The resulting film is, for much of its running time, mostly an awe-inspiring curiosity. But it ends up dipping into the profound. What is art if not the height of ingenuity? If Vermeer and certain contemporaries used methods asserted by the Hockney-Falco Thesis, is that “cheating?” Or is it as majestic a note on the human spirit as something born purely of imagination? And where is that line, really? As Jillette says in the film, bringing genius into tangible light makes the accomplishment more amazing than if it remained mysterious, because it humanizes it and affirms that spirit of ingenuity.

“If I’m right, and that’s still an ‘if,’ I think he was kind of a geek, kind of an experimenter,” Jenison said of Vermeer. “And I think he just wanted to get the best result possible. That was the goal of Dutch art at that time, to approach realism so that it looked like you were looking through a window. Art has not been that way before or sense.

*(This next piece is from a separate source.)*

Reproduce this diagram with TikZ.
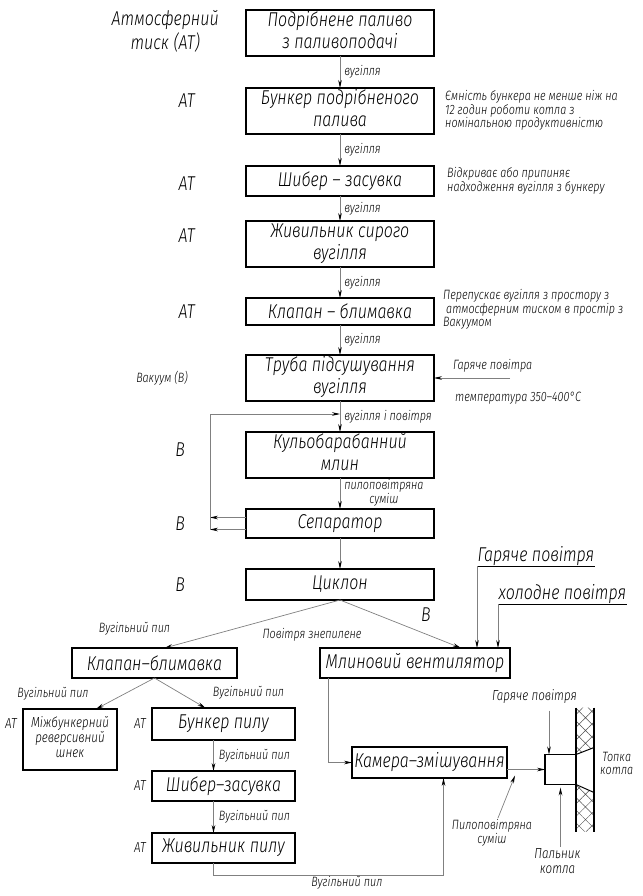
\documentclass[tikz,border=0pt]{standalone}
\usepackage{fontspec}
\IfFontExistsTF{Fira Sans Light}
  {\setmainfont{Fira Sans Light}[FakeStretch=0.8]}
  {\setmainfont{Liberation Sans}[FakeStretch=0.8]}
\usetikzlibrary{arrows, arrows.meta}
\usetikzlibrary{positioning}
\usetikzlibrary{patterns.meta}
\tikzset{
  block/.style={
    draw,
    line width=1.3pt,
    inner sep=1pt,
    outer sep=0pt,
    font=\fontsize{20}{22}\selectfont\itshape
  },
  flow/.style={
    draw=gray,
    line width=0.7pt,
    -{Stealth[length=8pt, width=3.6pt, color=black]}
  },
  lblbig/.style={inner sep=1pt, font=\fontsize{20}{23}\selectfont\itshape},
  lblmid/.style={inner sep=1pt, font=\fontsize{14.5}{15}\selectfont\itshape},
  lbl/.style={inner sep=1pt, font=\fontsize{13.5}{13}\selectfont\itshape},
  remark/.style={inner sep=1pt, font=\fontsize{13.5}{12}\selectfont\itshape}
}

\begin{document}
\begin{tikzpicture}
\useasboundingbox (0,0) rectangle (642pt,-896pt);

% Coal line
\node [block,
    minimum width=188pt,
    minimum height=46pt
] (fuel) at (340pt,-33pt) {\begin{tabular}{@{}c@{}} Подрібнене паливо \\ з паливоподачі \end{tabular}};

\node [block,
    minimum width=188pt,
    minimum height=45pt,
    below=32pt of fuel
] (bunker) {\begin{tabular}{@{}c@{}} Бункер подрібненого \\ палива \end{tabular}};

\node [block,
    minimum width=188pt,
    minimum height=30pt,
    below=32pt of bunker
] (gate) {Шибер – засувка};

\node [block,
    minimum width=188pt,
    minimum height=46pt,
    below=25pt of gate
] (feeder) {\begin{tabular}{@{}c@{}} Живильник сирого \\ вугілля \end{tabular}};

\node [block,
    minimum width=188pt,
    minimum height=27pt,
    below=31pt of feeder
] (valve) {Клапан – блимавка};

\node [block,
    minimum width=188pt,
    minimum height=46pt,
    below=30pt of valve
] (dryer) {\begin{tabular}{@{}c@{}} Труба підсушування \\ вугілля \end{tabular}};

\node [block,
    minimum width=188pt,
    minimum height=46pt,
    below=31pt of dryer
] (mill) {\begin{tabular}{@{}c@{}} Кульобарабанний \\ млин \end{tabular}};

\node [block,
    minimum width=188pt,
    minimum height=29pt,
    below=31pt of mill
] (separ) {Сепаратор};

\node [block,
    minimum width=188pt,
    minimum height=31pt,
    below=31pt of separ
] (cyclone) {Циклон};

\draw[flow] (fuel.south) -- (bunker.north) node[midway, right=3pt, lbl] {вугілля};
\draw[flow] (bunker.south) -- (gate.north) node[midway, right=3pt, lbl] {вугілля};
\draw[flow] (gate.south) -- (feeder.north) node[midway, right=3pt, lbl] {вугілля};
\draw[flow] (feeder.south) -- (valve.north) node[midway, right=3pt, lbl] {вугілля};
\draw[flow] (valve.south) -- (dryer.north) node[midway, right=3pt, lbl] {вугілля};
\draw[flow] (dryer.south) -- (mill.north) node[midway, right=3pt, lbl] {вугілля і повітря};
\draw[flow] (mill.south) -- (separ.north) node[midway, right=3pt, lbl]
    {\begin{tabular}{@{}c@{}} пилоповітряна \\ суміш \end{tabular}};
\draw[flow] (separ.south) -- (cyclone.north);

% Return from separator
\coordinate[below=13pt of dryer.south] (ref0);
\coordinate[left=36pt of separ.west, yshift=6pt] (ref1);
\coordinate[left=36pt of separ.west, yshift=-6pt] (ref2);
\draw[flow] ([yshift=6pt]separ.west) -- (ref1);
\draw[flow] ([yshift=-6pt]separ.west) -- (ref2);
\draw[flow] (ref2) |- (ref0);

% Pressure
\node[lblbig, left=26pt of fuel] (atm) {\begin{tabular}{@{}c@{}} Атмосферний \\ тиск (АТ) \end{tabular}};
\node[lblbig, left=50pt of bunker, yshift=10pt] (at0) {АТ};
\node[lblbig, left=50pt of gate, yshift=-3pt] (at1) {АТ};
\node[lblbig, left=50pt of feeder, yshift=8pt] (at2) {АТ};
\node[lblbig, left=50pt of valve] (at3) {АТ};
\node[lbl, left=57pt of dryer] (vac) {Вакуум (В)};
\node[lblbig, left=60pt of mill, yshift=5pt] (v0) {В};
\node[lblbig, left=60pt of separ] (v1) {В};
\node[lblbig, left=60pt of cyclone] (v2) {В};

% Remarks
\node[remark, right=10pt of bunker] (note0) {\begin{tabular}{@{}l@{}}
    Ємність бункера не менше ніж на \\ 12 годин роботи котла з \\ номінальною продуктивністю \end{tabular}};
\node[remark, right=12pt of gate] (note1) {\begin{tabular}{@{}l@{}}
    Відкриває або припиняє \\ надходження вугілля з бункеру \end{tabular}};
\node[remark, right=8pt of valve, yshift=2pt] (note2) {\begin{tabular}{@{}l@{}}
    Перепускає вугілля з простору з \\ \hspace*{3pt}атмосферним тиском в простір з \\ Вакуумом \end{tabular}};

\coordinate[right=76pt of dryer] (ref3);
\draw[flow] (ref3) -- (dryer.east);
\node[lbl, above right=5pt and 18pt of dryer.east] (hot0) {Гаряче повітра};
\node[lbl, below right=13pt and 20pt of dryer.east] (temp) {температура 350–400°C};

% After cyclone
\node [block,
    minimum width=165pt,
    minimum height=30pt,
    below left=48pt and 9pt of cyclone
] (valve2) {Клапан–блимавка};

\node [block,
    minimum width=190pt,
    minimum height=30pt,
    below right=48pt and -114pt of cyclone
] (fan) {Млиновий вентилятор};

\draw[flow] (cyclone.south) -- ([xshift=10pt]valve2.north);
\draw[flow] (cyclone.south) -- ([xshift=46pt]fan.north);
\node[lbl, above=12pt of valve2, xshift=-20pt] (dust0) {Вугільний пил};
\node[lbl, below=27pt of cyclone, xshift=-28pt] (clean) {Повітря знепилене};
\node[lblbig, below=7pt of cyclone.south east, xshift=-8pt] (v3) {В};

\node[lblbig, inner sep=0.5pt, above right=82pt and -33pt of fan.north east] (hot1) {Гаряче повітря};
\node[lblbig, inner sep=0.5pt, above right=44pt and -12pt of fan.north east] (cold) {холодне повітря};
\draw[line width=0.8pt] (hot1.south east) -- (hot1.south west);
\draw[line width=0.8pt] (cold.south east) -- (cold.south west);
\draw[flow] (hot1.south west) -- (hot1.south west |- fan.north);
\draw[flow] (cold.south west) -- (cold.south west |- fan.north);

% Dust line
\node [block,
    minimum width=94pt,
    minimum height=61pt,
    font=\fontsize{14.5}{15}\selectfont\itshape,
    below left=31pt and -45pt of valve2
] (screw) {\begin{tabular}{@{}c@{}} Міжбункерний \\ реверсивний \\ шнек \end{tabular}};

\node [block,
    minimum width=143pt,
    minimum height=32pt,
    below right=30pt and -85pt of valve2
] (dusthop) {Бункер пилу};

\node [block,
    minimum width=143pt,
    minimum height=30pt,
    below=31pt of dusthop
] (dustgate) {Шибер–засувка};

\node [block,
    minimum width=143pt,
    minimum height=30pt,
    below=32pt of dustgate
] (dustfeed) {Живильник пилу};

\draw[flow] (valve2.south) -- ([xshift=26pt]screw.north);
\draw[flow] (valve2.south) -- ([xshift=-18pt]dusthop.north);
\node[lbl, above=8pt of screw, xshift=-17pt] (dust1) {Вугільний пил};
\node[lbl, above=8pt of dusthop, xshift=25pt] (dust2) {Вугільний пил};

\draw[flow] ([xshift=-10pt]dusthop.south) -- ([xshift=-10pt]dustgate.north)
    node[midway, right=4pt, lbl] {Вугільний пил};
\draw[flow] ([xshift=-10pt]dustgate.south) -- ([xshift=-10pt]dustfeed.north)
    node[midway, right=4pt, lbl] {Вугільний пил};

\node[lblmid, left=5pt of screw, yshift=16pt] (at4) {АТ};
\node[lblmid, left=5pt of dusthop] (at5) {АТ};
\node[lblmid, left=5pt of dustgate] (at6) {АТ};
\node[lblmid, left=5pt of dustfeed] (at7) {АТ};

\node [block,
    minimum width=155pt,
    minimum height=31pt,
    below right=69pt and 32pt of fan.south west
] (mixer) {Камера–змішування};

\draw[flow] ([xshift=8pt]fan.south west) |- (mixer.west);
\coordinate[below=12pt of dustfeed.south] (ref4);
\draw[flow] ([xshift=-10pt]dustfeed.south) -- ([xshift=-10pt]ref4) -| ([xshift=14pt]mixer.south)
    node[pos=0.29, below, lbl] {Вугільний пил};

% Burner
\node [draw,
    line width=1.5pt,
    outer sep=0pt,
    minimum width=31pt,
    minimum height=30pt,
    right=38pt of mixer,
    yshift=-7pt
] (burner) {};

\draw[flow] (mixer.east |- burner.west) -- (burner.west);
\node[lbl, below=40pt of mixer.south east, xshift=-15pt] (dustair)
    {\begin{tabular}{@{}c@{}} Пилоповітряна \\ суміш \end{tabular}};
\path (mixer.east |- burner.west) ++(8pt,-6pt) coordinate (ref5);
\draw[flow] ([xshift=6pt]dustair.north) -- (ref5);

\node[lblmid, above=50pt of burner, xshift=-26pt] (hot2) {Гаряче повітря};
\coordinate[above=44pt of burner.north west, xshift=4pt] (ref6);
\draw[flow] (ref6) -- ([xshift=4pt]burner.north west);

\node[lblmid, below=62pt of burner, xshift=-3pt] (burnlbl)
    {\begin{tabular}{@{}c@{}} Пальник \\ котла \end{tabular}};
\draw[flow, shorten >=3pt] ([xshift=3pt]burnlbl.north) -- (burner.south);

% Furnace wall
\coordinate[above=47pt of burner.north east] (wtl);
\coordinate[below=47pt of burner.south east] (wbl);
\coordinate[right=18pt of wtl] (wtr);
\coordinate[right=18pt of wbl] (wbr);
\coordinate[above right=7pt and 18pt of burner.north east] (wol);
\coordinate[below right=8pt and 18pt of burner.south east] (wor);
\fill[pattern={Hatch[distance=9pt, angle=45, line width=0.5pt]}, pattern color=black!70]
    (wtl) -- (wtr) -- (wol) -- (burner.north east) -- cycle;
\fill[pattern={Hatch[distance=9pt, angle=45, line width=0.5pt]}, pattern color=black!70]
    (burner.south east) -- (wor) -- (wbr) -- (wbl) -- cycle;
\draw[line width=1.4pt] (wtl) -- (wbl);
\draw[line width=1.4pt] (wtr) -- (wbr);
\draw[line width=1pt] (burner.north east) -- (wol);
\draw[line width=1pt] (burner.south east) -- (wor);

\coordinate[right=18pt of burner.east] (ref7);
\node[lbl, right=5pt of ref7, yshift=4pt] (furnace)
    {\begin{tabular}{@{}c@{}} Топка \\ котла \end{tabular}};

\end{tikzpicture}
\end{document}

“But maybe a better analogy to what they were trying to do is a modern motion picture, where we are using every skill and technology we can to get a realistic image on screen. It may be totally imaginary but we certainly have no qualms about using whatever technology available to get that great result. I think that was their mindset. I think he was just a very talented nerd.”

And Jenison has another theory that could, if this lot wanted to jump back into it, yield another film. At last night’s annual Sony Classics dinner held at La Marmotte restaurant, he told me he’s planning another experiment regarding Caravaggio’s work in what would be called “chiaroscuro.” Perhaps, then, we’ll one day see “Tim’s Caravaggio?”

For his trouble, Jenison received one of the most enthusiastic standing ovations I’ve seen in my five years attending Telluride. And the film itself, which is set for release this year by Sony Pictures Classics, has quietly become one of the biggest hits of the festival, an instant success story that is sure to pick up more steam at Toronto next week. The film could even crack the Best Documentary Feature category come Oscar time, because it definitely elicits a response. It’s an unassuming work that says that, for all our faults, humanity can achieve wonders. Whether Vermeer used these techniques or not is really beside the point in the end. Invention and expression are one and the same.